Dundee: Alliteration.

In thirty minutes I will arm myself with laptop and headphones and head over to the other house for a write-athon. Whoever writes the most in an hour wins. I trounced Sarah Palin the other night, with 1100 words against her 600. Yeah! So I'm confident. Which probably means I'm going down in flames. We shall see.

Friday, June 10, 2011

Rudolph? Rambo? Research?

Yesterday, we talked about Showing vs Telling.

As in:
Martin was angry. "You useless bastard!" he screamed at the printer (telling).
vs
Martin's eyes bulged, his beard bristled and veins stood out on his fleshy neck. "You bastard!" he screamed at the printer (showing).

Showing is good. Telling is bad. In general. Teacher said a good mix may be 85 percent showing and 15 percent telling. But it all depends on the text.

I have a submission due next Friday, 0730, to be critiqued over the weekend, critiques presented on Monday. I thought I had a good text. I was confident. I felt strong. Then we did the Show vs Tell workshop. Not so confident anymore.

See, this is a potential problem with this workshop. We write texts and then we workshop problems which we then see in our own texts. Clarity of vision leads to whatever the opposite of peace of mind is.

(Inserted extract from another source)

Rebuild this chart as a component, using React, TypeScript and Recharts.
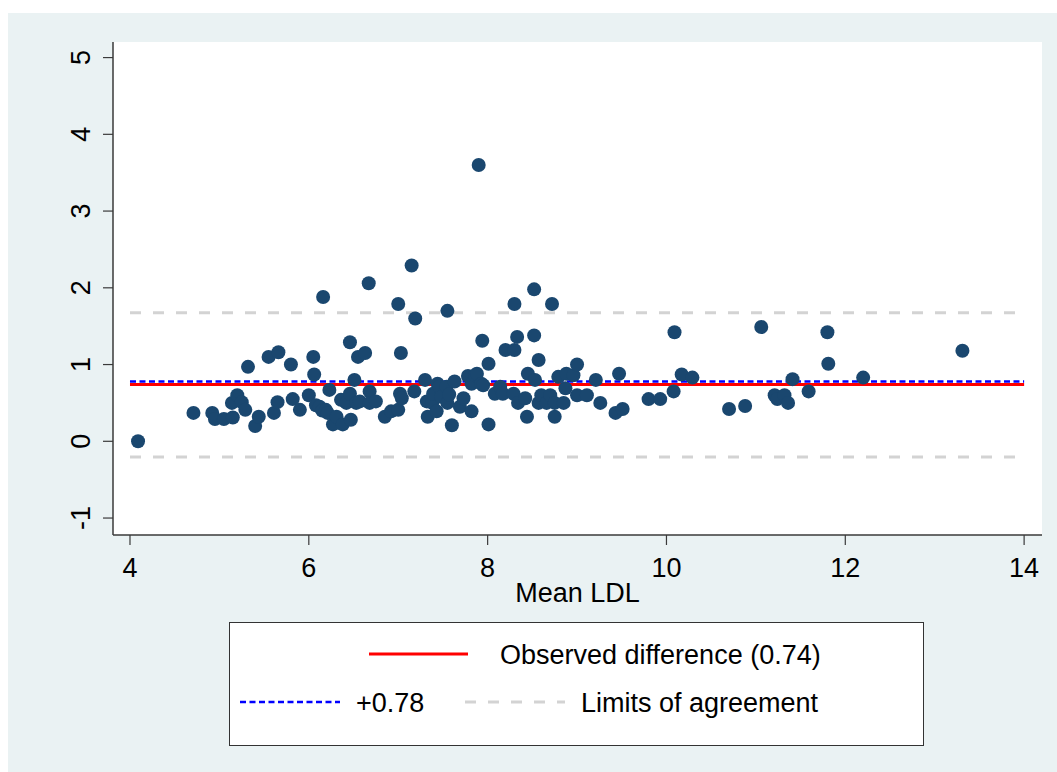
import { ScatterChart, Scatter, XAxis, YAxis, ReferenceLine } from 'recharts';

// Bland-Altman: mean LDL vs difference
const meanLdl = [
  4.09, 4.71, 4.92, 4.95, 5.05, 5.14, 5.15, 5.2, 5.25, 5.29, 5.32, 5.4, 5.44, 5.55, 5.61, 5.65,
  5.66, 5.8, 5.82, 5.9, 6.0, 6.05, 6.06, 6.08, 6.12, 6.15, 6.16, 6.19, 6.21, 6.23, 6.27, 6.31,
  6.36, 6.38, 6.42, 6.46, 6.46, 6.47, 6.51, 6.53, 6.55, 6.57, 6.63, 6.67, 6.68, 6.68, 6.75, 6.85,
  6.92, 7.0, 7.0, 7.02, 7.03, 7.04, 7.15, 7.19, 7.18, 7.3, 7.32, 7.33, 7.38, 7.39, 7.43, 7.44,
  7.46, 7.48, 7.54, 7.55, 7.55, 7.57, 7.6, 7.63, 7.69, 7.73, 7.78, 7.82, 7.82, 7.86, 7.88, 7.9,
  7.93, 7.94, 7.95, 8.01, 8.01, 8.08, 8.14, 8.17, 8.2, 8.29, 8.3, 8.3, 8.33, 8.34, 8.42, 8.44,
  8.45, 8.52, 8.52, 8.53, 8.57, 8.57, 8.6, 8.66, 8.7, 8.72, 8.75, 8.75, 8.79, 8.85, 8.87, 8.88,
  8.96, 9.0, 9.0, 9.11, 9.21, 9.26, 9.43, 9.47, 9.51, 9.8, 9.93, 10.08, 10.09, 10.17, 10.29, 10.7,
  10.88, 11.06, 11.21, 11.24, 11.32, 11.36, 11.41, 11.59, 11.8, 11.81, 12.2, 13.31,
];
const ldlDiff = [
  0.0, 0.37, 0.37, 0.29, 0.29, 0.5, 0.31, 0.6, 0.51, 0.41, 0.97, 0.2, 0.32, 1.1, 0.37, 0.51,
  1.16, 1.0, 0.55, 0.41, 0.6, 1.1, 0.87, 0.47, 0.45, 0.4, 1.88, 0.41, 0.37, 0.67, 0.22, 0.32,
  0.54, 0.22, 0.5, 1.29, 0.62, 0.28, 0.8, 0.5, 1.1, 0.52, 1.15, 2.06, 0.65, 0.5, 0.52, 0.32,
  0.39, 0.41, 1.79, 0.62, 1.15, 0.56, 2.29, 1.6, 0.65, 0.8, 0.52, 0.32, 0.5, 0.62, 0.39, 0.75,
  0.71, 0.58, 0.71, 1.7, 0.5, 0.61, 0.21, 0.78, 0.45, 0.56, 0.85, 0.39, 0.75, 0.86, 0.88, 3.6,
  0.75, 1.31, 0.73, 1.01, 0.22, 0.62, 0.71, 0.62, 1.19, 0.62, 1.19, 1.79, 1.36, 0.5, 0.56, 0.32,
  0.88, 1.98, 1.38, 0.8, 1.06, 0.5, 0.6, 0.5, 0.6, 1.79, 0.5, 0.32, 0.84, 0.5, 0.69, 0.88,
  0.86, 1.0, 0.6, 0.6, 0.8, 0.5, 0.37, 0.88, 0.42, 0.55, 0.55, 0.65, 1.42, 0.87, 0.83, 0.42,
  0.46, 1.49, 0.6, 0.55, 0.6, 0.5, 0.81, 0.65, 1.42, 1.01, 0.83, 1.18,
];

const xTicks = [4, 6, 8, 10, 12, 14];
const yTicks = [-1, 0, 1, 2, 3, 4, 5];
const xDomain = [3.81, 14.2];
const yDomain = [-1.221, 5.203];

const meanDiff = 0.74;
const upperDiff = 0.78;
const loaUpper = 1.675;
const loaLower = -0.205;
const lineFrom = 4;
const lineTo = 14;

const points = meanLdl.map((x, i) => ({ x, y: ldlDiff[i] }));

const FONT = '"Liberation Sans", Arial, sans-serif';
const FS = 27;
const AXIS = '#3a3a3a';
const NAVY = '#1a476f';

function Dot(props: any) {
  const { cx, cy } = props;
  if (cx == null || cy == null) return null;
  return <circle cx={cx} cy={cy} r={7} fill={NAVY} />;
}

function XTick(props: any) {
  const { x, y, payload } = props;
  return (
    <text x={x} y={y + 32} textAnchor="middle" fontSize={FS} fontFamily={FONT} fill="#000">
      {payload.value}
    </text>
  );
}

function YTick(props: any) {
  const { x, y, payload } = props;
  const tx = x - 13;
  return (
    <text
      x={tx}
      y={y}
      textAnchor="middle"
      fontSize={FS}
      fontFamily={FONT}
      fill="#000"
      transform={`rotate(-90, ${tx}, ${y})`}
    >
      {payload.value}
    </text>
  );
}

function XTitle(props: any) {
  const vb = props.viewBox;
  return (
    <text
      x={vb.x + vb.width / 2}
      y={vb.y + 67}
      textAnchor="middle"
      fontSize={FS}
      fontFamily={FONT}
      fill="#000"
    >
      Mean LDL
    </text>
  );
}

function LegendBox() {
  return (
    <div
      style={{
        position: 'absolute',
        left: 221,
        top: 609,
        width: 695,
        height: 124,
        background: '#fff',
        border: '1.5px solid #333',
        boxSizing: 'border-box',
      }}
    >
      <svg width={695} height={124} style={{ position: 'absolute', left: -1.5, top: -1.5 }}>
        <line x1={140} x2={239} y1={32} y2={32} stroke="#ff0000" strokeWidth={3} />
        <text x={271} y={42} fontSize={FS} fontFamily={FONT} fill="#000">
          Observed difference (0.74)
        </text>
        <line x1={11} x2={111} y1={80} y2={80} stroke="#0000ff" strokeWidth={2.5} strokeDasharray="6 3.5" />
        <text x={127} y={90} fontSize={FS} fontFamily={FONT} fill="#000">
          +0.78
        </text>
        <line x1={236} x2={336} y1={80} y2={80} stroke="#d3d3d3" strokeWidth={3} strokeDasharray="11 12" />
        <text x={352} y={90} fontSize={FS} fontFamily={FONT} fill="#000">
          Limits of agreement
        </text>
      </svg>
    </div>
  );
}

export default function App() {
  return (
    <div
      style={{
        position: 'absolute',
        left: 8,
        top: 13,
        width: 1049,
        height: 759,
        background: '#eaf2f3',
      }}
    >
      <ScatterChart width={1049} height={759} margin={{ top: 29, right: 15, bottom: 0, left: 0 }}>
        <rect x={105} y={29} width={929} height={493} fill="#fff" />
        <XAxis
          type="number"
          dataKey="x"
          domain={xDomain}
          ticks={xTicks}
          allowDataOverflow
          height={237}
          tickSize={10}
          tickMargin={0}
          axisLine={{ stroke: AXIS, strokeWidth: 1.5 }}
          tickLine={{ stroke: AXIS, strokeWidth: 1.2 }}
          tick={<XTick />}
          label={<XTitle />}
        />
        <YAxis
          type="number"
          dataKey="y"
          domain={yDomain}
          ticks={yTicks}
          allowDataOverflow
          width={105}
          tickSize={10}
          tickMargin={0}
          axisLine={{ stroke: AXIS, strokeWidth: 1.5 }}
          tickLine={{ stroke: AXIS, strokeWidth: 1.2 }}
          tick={<YTick />}
        />
        <Scatter data={points} shape={<Dot />} isAnimationActive={false} />
        <ReferenceLine
          segment={[{ x: lineFrom, y: loaUpper }, { x: lineTo, y: loaUpper }]}
          stroke="#d3d3d3"
          strokeWidth={3}
          strokeDasharray="11 12"
        />
        <ReferenceLine
          segment={[{ x: lineFrom, y: loaLower }, { x: lineTo, y: loaLower }]}
          stroke="#d3d3d3"
          strokeWidth={3}
          strokeDasharray="11 12"
        />
        <ReferenceLine
          segment={[{ x: lineFrom, y: meanDiff }, { x: lineTo, y: meanDiff }]}
          stroke="#ff0000"
          strokeWidth={3}
        />
        <ReferenceLine
          segment={[{ x: lineFrom, y: upperDiff }, { x: lineTo, y: upperDiff }]}
          stroke="#0000ff"
          strokeWidth={2.5}
          strokeDasharray="6 3.5"
        />
      </ScatterChart>
      <LegendBox />
    </div>
  );
}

Today we talked about originality. Are the any original stories left to tell?

Rudolf the Red-nosed Reindeer is shunned by his peers. John Rambo is shunned by his peers.
Oh Rudolph, it's snowing, we need your special talents to help us. Oh, Rambo, there's some prisoners that need rescuing, we need your special talents to help us.
Rudolph, you're a hero now! Rambo, you're a hero now!

Scary, ain't it? There were other examples too.

And today our first guest, Elaine Isaak, a former Odyssey graduate and published author, arrived. Each guest will arrive on Thursday night, when we hold a simple reception (popcorn, cookies, soda, oh the glories of the author's life) and ask questions for an hour. Then on Friday the guest holds a lecture and sits in on the critique session that afternoon.

The Q&A was interesting. We talked about research and publishing. Getting The Call.

A secret learned today was about the Barnes & Noble death spiral. So strange.

As a final note: today's critiqued stories included the first in-text casualty since we started. Nine stories critiqued, one death. Highly dissatisfying. In my admission story, I killed off 50+ people. I should write something like that to up the average here.